The mysterious origin of the San Vittore alle Chiuse Abbey
San Vittore alle Chiuse (or delle Chiuse), in Genga, Ancona, is a Romanesque abbey that belongs to a group of four churches in Marche “dating back to the 11th and 12th centuries, which are unique in the region” according to Maura Medri’s book “Sentinum 295 a.C.-Sassoferrato 2006” (L’Erma di Bretschneider, Rome 2008).
What do the four buildings have in common? They all have the same “quincuncial floor plan”, in which “a Greek cross is inscribed in a quadrangular space, with the inner space featuring nine bays, three apses dividing the back wall, and two counterposed apses where the side walls are.” According to Medri, this layout “originated in the East, and reached the height of popularity in Byzantine churches in Greece and the Balkans.”
Built between 1060 and 1080 AD, San Vittore alla Chiuse was the prototype for the other three churches in this group: Santa Croce in Sassoferrato, Santa Maria delle Moje in Jesi, and San Claudio al Chienti in Corridonia.

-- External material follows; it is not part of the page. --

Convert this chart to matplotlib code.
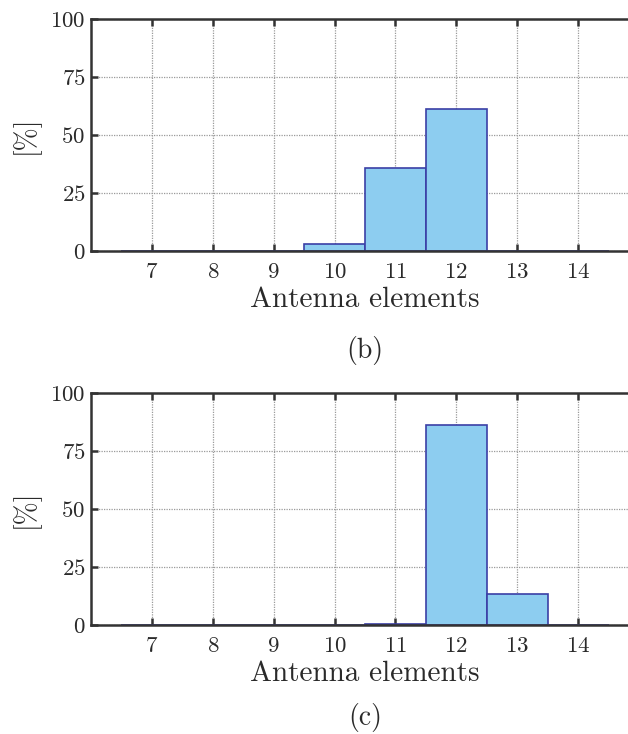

The roots of its style, however, remain quite mysterious. Medri writes, “Some say these churches are deutero-Byzantine because they imitate the typical models of the Second Golden Age of the Byzantine Empire, when the quincuncial layout came into fashion – to be later developed in the architecture of Armenian churches and Greek monasteries, and in other structures in some Slavic and Balkan areas. It is not clear how this architectural model made its way to Marche, but most theories revolve around the contacts between this territory and the Greek-Byzantine area, or the intermediation by Venice or the Exarchate of Ravenna.”
Whatever the mystery behind it, the beauty of this abbey is clear for all to see.